10) Dodge Hellcat Hemi (2015- hoje)
Os Dodge Hellcat são coisas que provam que há esperança para a humanidade. Que prova que o espírito humano é mais que lutar pela sobrevivência, este esporte praticado paranoicamente hoje em dia, mas que é característica predominante não do Homem, e sim das bestas.
O espírito humano se eleva não na lógica, na segurança, na falta de individualidade pregada por teóricos que se sentiriam realizados se agíssemos como parte de um formigueiro gigante e acéfalo. Não, o homem é caótico, ilógico, indomável. Nós amamos intensamente, criamos música, dançamos, lutamos pelo que achamos certo, choramos e caímos na gargalhada no momento seguinte. Nosso espírito é tão indomável que criamos máquinas que nos tiram do chão e nos fazem voar, que nos levam para longe rápido, e até nos permitem sair de nosso planeta, apenas pela vontade de saber o que existe além. O espírito humano é corajoso, sem medo, explorador, descobridor. Esta ridícula mania atual de endeusar a racionalidade, a segurança e a saúde nunca vai avançar a humanidade; no máximo nos tornar drones imortais presos a telas interativas, trancados sozinhos em algum lugar, vendo o mundo por detrás de portas eletrônicas que não podemos transpor. Pior que a morte é uma alma amputada, retirada de nós.

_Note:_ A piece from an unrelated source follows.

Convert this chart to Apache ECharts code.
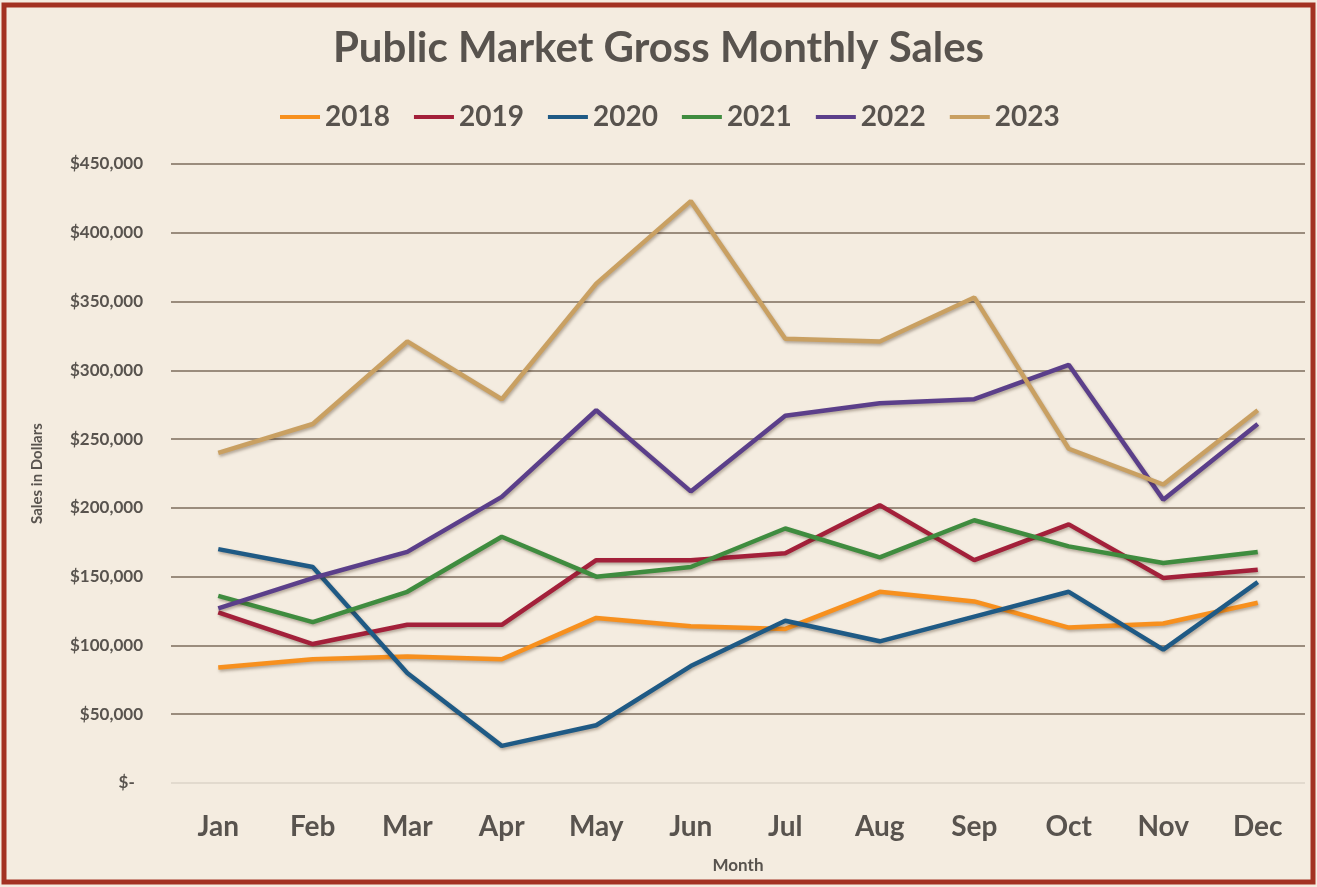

Os Dodge Hellcat são o antídoto para tudo isso. Setecentos cavalos de fúria controlada, em um sedã familiar americano. Ilógico, perigoso, perdulário? Claro que sim. Mas libertador como poucas coisas neste mundo de hoje. Como cantar uma música a plenos pulmões, como abraçar forte seu filho, como se apaixonar pela primeira vez, um carro desses é somente sobre emoção pura. Sobre prazer de controlar algo poderoso. Sobre o excesso como uma declaração de independência de pensamento.
E um delicioso e iconoclasta anacronismo de um tempo que não volta mais. Yeah, it`s a Hemi.